No nos dimos cuenta que la legalidad está hecha de ideologías reiteradas. Seguirnos un paradigma no neutral en términos de poder. Esa actitud de los poderes públicos se repite inconscientemente, o con un silencio consciente, para vergüenza de quienes creemos que nos hemos curado de esa historia de opresión cotidiana.

Reflexionamos y recapacitamos. Aprendimos que el error está en que no sólo debe verse la injusticia, sino, también la oportunidad de derrotada.

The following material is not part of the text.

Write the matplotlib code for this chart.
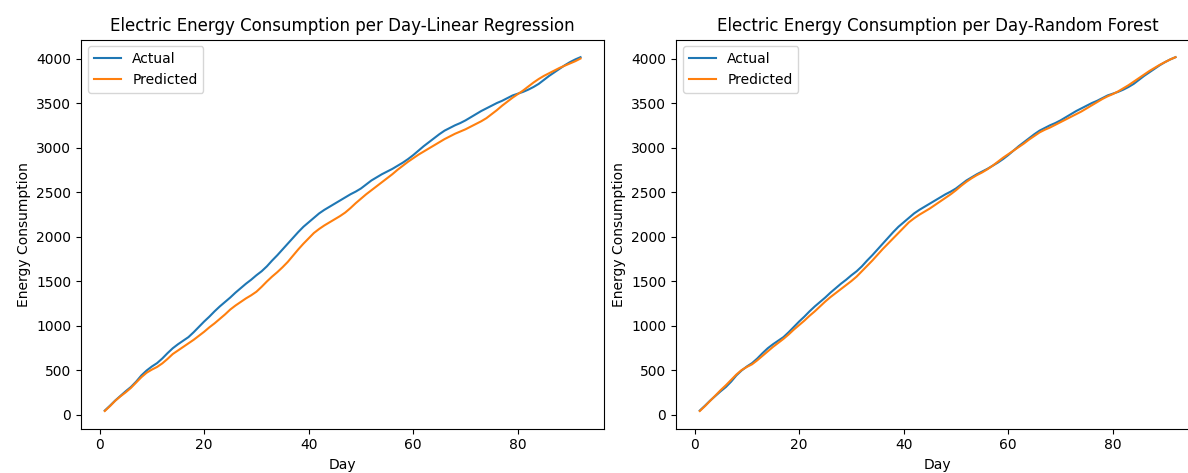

Eso marcó el origen de la lucha por una nueva ley y se inició la búsqueda. No, como en la Organización de las Naciones Unidas, donde se busca una igualdad que no se practica. Allí, en el nivel alto, donde se toman las decisiones, de cada diez cargos los hombres ocupan ocho y las mujeres los dos restantes.

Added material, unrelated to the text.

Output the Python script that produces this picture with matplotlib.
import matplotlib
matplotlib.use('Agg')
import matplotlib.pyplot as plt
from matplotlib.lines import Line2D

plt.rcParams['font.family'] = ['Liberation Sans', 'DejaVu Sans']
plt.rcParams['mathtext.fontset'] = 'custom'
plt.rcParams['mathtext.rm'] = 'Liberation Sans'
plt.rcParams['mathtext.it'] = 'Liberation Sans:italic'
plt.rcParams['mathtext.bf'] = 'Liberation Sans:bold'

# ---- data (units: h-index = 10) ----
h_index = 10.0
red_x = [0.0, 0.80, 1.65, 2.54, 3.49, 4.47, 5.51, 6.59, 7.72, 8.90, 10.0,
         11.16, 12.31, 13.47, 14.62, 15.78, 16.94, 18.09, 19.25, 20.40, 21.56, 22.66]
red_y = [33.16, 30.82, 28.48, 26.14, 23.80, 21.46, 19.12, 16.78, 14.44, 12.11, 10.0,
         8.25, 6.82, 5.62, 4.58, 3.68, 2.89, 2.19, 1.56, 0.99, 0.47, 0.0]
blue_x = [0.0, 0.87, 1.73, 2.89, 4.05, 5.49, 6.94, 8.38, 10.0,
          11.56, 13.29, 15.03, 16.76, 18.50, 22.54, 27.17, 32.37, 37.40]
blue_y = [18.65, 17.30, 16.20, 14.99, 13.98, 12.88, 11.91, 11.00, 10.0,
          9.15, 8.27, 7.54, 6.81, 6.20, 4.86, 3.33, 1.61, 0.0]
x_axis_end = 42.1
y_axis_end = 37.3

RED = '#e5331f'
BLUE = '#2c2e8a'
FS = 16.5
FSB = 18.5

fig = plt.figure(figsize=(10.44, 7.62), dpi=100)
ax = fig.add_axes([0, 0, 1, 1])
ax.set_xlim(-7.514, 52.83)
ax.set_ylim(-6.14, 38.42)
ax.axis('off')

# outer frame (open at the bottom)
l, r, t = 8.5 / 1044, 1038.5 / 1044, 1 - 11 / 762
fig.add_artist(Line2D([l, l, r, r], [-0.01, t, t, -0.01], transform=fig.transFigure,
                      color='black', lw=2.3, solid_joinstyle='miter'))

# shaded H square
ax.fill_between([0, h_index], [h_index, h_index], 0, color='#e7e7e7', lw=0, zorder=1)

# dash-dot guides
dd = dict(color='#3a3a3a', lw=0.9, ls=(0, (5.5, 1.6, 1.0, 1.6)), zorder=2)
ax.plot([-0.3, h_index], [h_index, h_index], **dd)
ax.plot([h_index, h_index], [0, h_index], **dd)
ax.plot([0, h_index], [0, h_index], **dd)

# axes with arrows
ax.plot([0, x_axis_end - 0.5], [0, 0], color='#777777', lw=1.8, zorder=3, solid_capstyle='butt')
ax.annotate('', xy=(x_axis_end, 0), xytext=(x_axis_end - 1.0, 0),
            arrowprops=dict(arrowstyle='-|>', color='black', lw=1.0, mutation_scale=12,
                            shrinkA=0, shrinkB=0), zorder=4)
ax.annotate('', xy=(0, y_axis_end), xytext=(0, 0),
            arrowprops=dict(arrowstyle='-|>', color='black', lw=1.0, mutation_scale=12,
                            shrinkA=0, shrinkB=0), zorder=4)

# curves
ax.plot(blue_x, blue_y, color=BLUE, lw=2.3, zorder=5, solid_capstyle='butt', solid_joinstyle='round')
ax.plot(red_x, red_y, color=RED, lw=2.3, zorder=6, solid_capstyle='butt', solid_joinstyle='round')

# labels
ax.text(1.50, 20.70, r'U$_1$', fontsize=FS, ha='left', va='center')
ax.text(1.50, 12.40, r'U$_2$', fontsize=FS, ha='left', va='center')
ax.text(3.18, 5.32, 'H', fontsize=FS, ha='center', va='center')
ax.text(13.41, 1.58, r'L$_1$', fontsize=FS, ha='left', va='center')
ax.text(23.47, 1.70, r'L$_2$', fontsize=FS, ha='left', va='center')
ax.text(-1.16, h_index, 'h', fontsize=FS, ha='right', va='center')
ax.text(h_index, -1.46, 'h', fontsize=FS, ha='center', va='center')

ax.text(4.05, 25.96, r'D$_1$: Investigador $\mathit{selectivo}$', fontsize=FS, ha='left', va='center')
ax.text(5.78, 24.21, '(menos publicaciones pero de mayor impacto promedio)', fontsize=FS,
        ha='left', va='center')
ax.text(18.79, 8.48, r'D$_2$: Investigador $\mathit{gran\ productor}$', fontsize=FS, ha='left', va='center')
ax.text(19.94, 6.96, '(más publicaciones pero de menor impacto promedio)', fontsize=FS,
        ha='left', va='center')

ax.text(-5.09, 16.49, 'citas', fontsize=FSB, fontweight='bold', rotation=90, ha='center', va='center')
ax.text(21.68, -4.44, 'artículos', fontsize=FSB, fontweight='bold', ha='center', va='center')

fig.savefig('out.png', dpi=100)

Algún día la mujer dejará de ser la Rebeca de Cien Años de Soledad, quien todavía comía tierra y cal para cuando llegó a la casa de los Buendía. Llevaba sólo un saco con los huesos de sus padres. Parecía estar condenada a la soledad y, por ello, sufrió con ansiedad los continuos aplazamientos de la boda con Pietro Crespi. La frustración la llevó a sucumbir ante el brutal atractivo de José Arcadio Buendía, quien, a zarpazos, la despojó de su intimidad. Algún día la mujer tendrá más de la Ursula lguarán de García Márquez, fuerte, activa, sólida, íntegra de carácter, con parcelas de poder logradas por ella misma.